**AIM:** Write the data out again exactly, with no pictures.

★ ★ ★

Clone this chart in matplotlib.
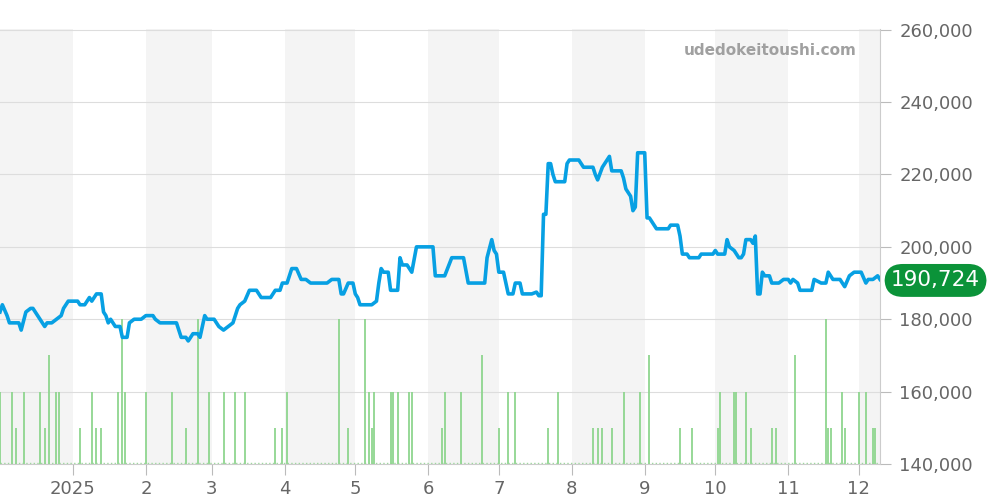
import numpy as np
import pandas as pd
import matplotlib
matplotlib.use("Agg")
import matplotlib.pyplot as plt
import matplotlib.dates as mdates

# ---- data (days counted from 2024-12-01) ----
price_days = [0,1,3,4,8,9,11,13,14,16,18,19,20,22,24,26,27,29,33,34,36,38,39,41,43,44,45,46,47,49,51,52,54,55,57,60,62,65,66,68,75,77,79,80,82,84,85,87,88,91,93,95,97,99,101,102,104,106,109,111,115,117,119,120,122,124,126,128,130,132,139,141,144,145,146,148,150,151,152,153,158,160,161,162,163,165,166,169,170,171,173,175,177,184,185,189,192,197,199,206,207,209,210,211,212,214,216,218,219,221,222,226,228,229,230,231,232,233,234,235,236,240,241,242,246,248,252,253,254,256,258,259,260,264,265,266,267,268,269,270,271,274,275,276,278,279,284,285,288,289,290,292,293,297,298,303,304,305,308,309,310,312,314,315,316,317,319,320,321,322,323,324,325,327,328,331,333,334,335,336,337,339,340,345,346,349,351,352,354,357,359,361,363,366,368,369,371,373,374]
price_k = [182,184,181,179,179,177,182,183,183,181,179,178,179,179,180,181,183,185,185,184,184,186,185,187,187,182,181,179,180,178,178,175,175,179,180,180,181,181,180,179,179,175,175,174,176,176,175,181,180,180,178,177,178,179,183,184,185,188,188,186,186,188,188,190,190,194,194,191,191,190,190,191,191,187,187,190,190,187,186,184,184,185,190,194,193,193,188,188,197,195,195,193,200,200,192,192,197,197,190,190,197,202,199,198,193,193,187,187,190,190,187,187,187.5,186.5,186.5,209,209,223,223,220,218,218,223,224,224,222,222,220,218.5,222,224,225,221,221,219,216,215,214,210,211,226,226,208,208,206,205,205,206,206,203,198,198,197,197,198,198,199,198,198,202,200,199,197,197,198,202,202,201,203,187,187,193,192,192,190,190,191,191,191,190,191,190,188,188,191,190,190,193,191,191,189,192,193,193,190,191,191,192,191]
last_price = 190724

vol_days = [0,5,7,10,17,19,21,24,25,34,39,41,43,50,52,53,62,73,79,84,89,95,100,104,117,120,122,144,148,155,157,158,159,166,167,169,174,175,188,189,196,205,212,
            216,219,233,237,252,254,256,260,265,272,276,289,294,305,306,312,313,317,319,328,330,338,351,352,353,358,359,365,368,371,372]
vol_count = [2,2,1,2,2,1,3,2,2,1,2,1,1,2,4,2,2,2,1,4,2,2,2,2,1,1,2,4,1,4,2,1,2,2,2,2,2,2,1,2,2,3,1,
             2,2,1,2,1,1,1,1,2,2,3,1,1,1,2,2,2,2,1,1,1,3,4,1,1,2,1,2,2,1,1]

start = pd.Timestamp("2024-12-01")
end = pd.Timestamp("2025-12-10")
price_dates = start + pd.to_timedelta(price_days, unit="D")
vol_dates = start + pd.to_timedelta(vol_days, unit="D")
prices = np.array(price_k) * 1000

base = 140000
fig = plt.figure(figsize=(10, 5), dpi=100)
ax = fig.add_axes([0.0, 0.072, 0.88, 0.87])

# alternate month shading
months = pd.date_range("2024-12-01", "2026-01-01", freq="MS")
for i in range(len(months) - 1):
    if i % 2 == 0:
        ax.axvspan(months[i], months[i + 1], color="#f4f4f4", zorder=0, lw=0)

# volume bars
ax.plot([start, end], [base + 300, base + 300], color="#9ed99e", lw=1, ls=":", zorder=1)
ax.vlines(vol_dates, base, base + np.array(vol_count) * 10000, color="#8fd68f", lw=1.3, zorder=2)

ax.plot(price_dates, prices, color="#07a0e3", lw=2.6, zorder=3, solid_joinstyle="round")

ax.set_xlim(start, end)
ax.set_ylim(base, 260200)
ax.yaxis.tick_right()
ax.set_yticks(range(140000, 260001, 20000))
ax.set_yticklabels([f"{v:,}" for v in range(140000, 260001, 20000)])
ax.grid(axis="y", color="#dddddd", lw=0.8)
ax.set_axisbelow(True)

ticks = pd.date_range("2025-01-01", "2025-12-01", freq="MS")
ax.set_xticks(ticks)
ax.set_xticklabels(["2025"] + [str(t.month) for t in ticks[1:]])
ax.tick_params(axis="both", colors="#bbbbbb", labelcolor="#666666", labelsize=13, length=8)
ax.tick_params(axis="y", length=8, pad=6)

for s in ["top", "left"]:
    ax.spines[s].set_visible(False)
ax.spines["right"].set_color("#cccccc")
ax.spines["bottom"].set_color("#cccccc")

ax.text(0.974, 0.95, "udedokeitoushi.com", transform=ax.transAxes, ha="right", va="center",
        fontsize=11, fontweight="bold", color="#a0a0a0")

ax.annotate(f"{last_price:,}", xy=(1.0, last_price), xycoords=("axes fraction", "data"),
            xytext=(40, 0), textcoords="offset points", ha="center", va="center",
            fontsize=15.5, color="white",
            bbox=dict(boxstyle="round,pad=0.3,rounding_size=0.85", fc="#0b9339", ec="none"))

fig.savefig("out.png")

★ ★ ★

**SOLUTION FOR THIS EXERCISE:**
Clone this chart in matplotlib.
import numpy as np
import pandas as pd
import matplotlib
matplotlib.use("Agg")
import matplotlib.pyplot as plt
import matplotlib.dates as mdates

# ---- data (days counted from 2024-12-01) ----
price_days = [0,1,3,4,8,9,11,13,14,16,18,19,20,22,24,26,27,29,33,34,36,38,39,41,43,44,45,46,47,49,51,52,54,55,57,60,62,65,66,68,75,77,79,80,82,84,85,87,88,91,93,95,97,99,101,102,104,106,109,111,115,117,119,120,122,124,126,128,130,132,139,141,144,145,146,148,150,151,152,153,158,160,161,162,163,165,166,169,170,171,173,175,177,184,185,189,192,197,199,206,207,209,210,211,212,214,216,218,219,221,222,226,228,229,230,231,232,233,234,235,236,240,241,242,246,248,252,253,254,256,258,259,260,264,265,266,267,268,269,270,271,274,275,276,278,279,284,285,288,289,290,292,293,297,298,303,304,305,308,309,310,312,314,315,316,317,319,320,321,322,323,324,325,327,328,331,333,334,335,336,337,339,340,345,346,349,351,352,354,357,359,361,363,366,368,369,371,373,374]
price_k = [182,184,181,179,179,177,182,183,183,181,179,178,179,179,180,181,183,185,185,184,184,186,185,187,187,182,181,179,180,178,178,175,175,179,180,180,181,181,180,179,179,175,175,174,176,176,175,181,180,180,178,177,178,179,183,184,185,188,188,186,186,188,188,190,190,194,194,191,191,190,190,191,191,187,187,190,190,187,186,184,184,185,190,194,193,193,188,188,197,195,195,193,200,200,192,192,197,197,190,190,197,202,199,198,193,193,187,187,190,190,187,187,187.5,186.5,186.5,209,209,223,223,220,218,218,223,224,224,222,222,220,218.5,222,224,225,221,221,219,216,215,214,210,211,226,226,208,208,206,205,205,206,206,203,198,198,197,197,198,198,199,198,198,202,200,199,197,197,198,202,202,201,203,187,187,193,192,192,190,190,191,191,191,190,191,190,188,188,191,190,190,193,191,191,189,192,193,193,190,191,191,192,191]
last_price = 190724

vol_days = [0,5,7,10,17,19,21,24,25,34,39,41,43,50,52,53,62,73,79,84,89,95,100,104,117,120,122,144,148,155,157,158,159,166,167,169,174,175,188,189,196,205,212,
            216,219,233,237,252,254,256,260,265,272,276,289,294,305,306,312,313,317,319,328,330,338,351,352,353,358,359,365,368,371,372]
vol_count = [2,2,1,2,2,1,3,2,2,1,2,1,1,2,4,2,2,2,1,4,2,2,2,2,1,1,2,4,1,4,2,1,2,2,2,2,2,2,1,2,2,3,1,
             2,2,1,2,1,1,1,1,2,2,3,1,1,1,2,2,2,2,1,1,1,3,4,1,1,2,1,2,2,1,1]

start = pd.Timestamp("2024-12-01")
end = pd.Timestamp("2025-12-10")
price_dates = start + pd.to_timedelta(price_days, unit="D")
vol_dates = start + pd.to_timedelta(vol_days, unit="D")
prices = np.array(price_k) * 1000

base = 140000
fig = plt.figure(figsize=(10, 5), dpi=100)
ax = fig.add_axes([0.0, 0.072, 0.88, 0.87])

# alternate month shading
months = pd.date_range("2024-12-01", "2026-01-01", freq="MS")
for i in range(len(months) - 1):
    if i % 2 == 0:
        ax.axvspan(months[i], months[i + 1], color="#f4f4f4", zorder=0, lw=0)

# volume bars
ax.plot([start, end], [base + 300, base + 300], color="#9ed99e", lw=1, ls=":", zorder=1)
ax.vlines(vol_dates, base, base + np.array(vol_count) * 10000, color="#8fd68f", lw=1.3, zorder=2)

ax.plot(price_dates, prices, color="#07a0e3", lw=2.6, zorder=3, solid_joinstyle="round")

ax.set_xlim(start, end)
ax.set_ylim(base, 260200)
ax.yaxis.tick_right()
ax.set_yticks(range(140000, 260001, 20000))
ax.set_yticklabels([f"{v:,}" for v in range(140000, 260001, 20000)])
ax.grid(axis="y", color="#dddddd", lw=0.8)
ax.set_axisbelow(True)

ticks = pd.date_range("2025-01-01", "2025-12-01", freq="MS")
ax.set_xticks(ticks)
ax.set_xticklabels(["2025"] + [str(t.month) for t in ticks[1:]])
ax.tick_params(axis="both", colors="#bbbbbb", labelcolor="#666666", labelsize=13, length=8)
ax.tick_params(axis="y", length=8, pad=6)

for s in ["top", "left"]:
    ax.spines[s].set_visible(False)
ax.spines["right"].set_color("#cccccc")
ax.spines["bottom"].set_color("#cccccc")

ax.text(0.974, 0.95, "udedokeitoushi.com", transform=ax.transAxes, ha="right", va="center",
        fontsize=11, fontweight="bold", color="#a0a0a0")

ax.annotate(f"{last_price:,}", xy=(1.0, last_price), xycoords=("axes fraction", "data"),
            xytext=(40, 0), textcoords="offset points", ha="center", va="center",
            fontsize=15.5, color="white",
            bbox=dict(boxstyle="round,pad=0.3,rounding_size=0.85", fc="#0b9339", ec="none"))

fig.savefig("out.png")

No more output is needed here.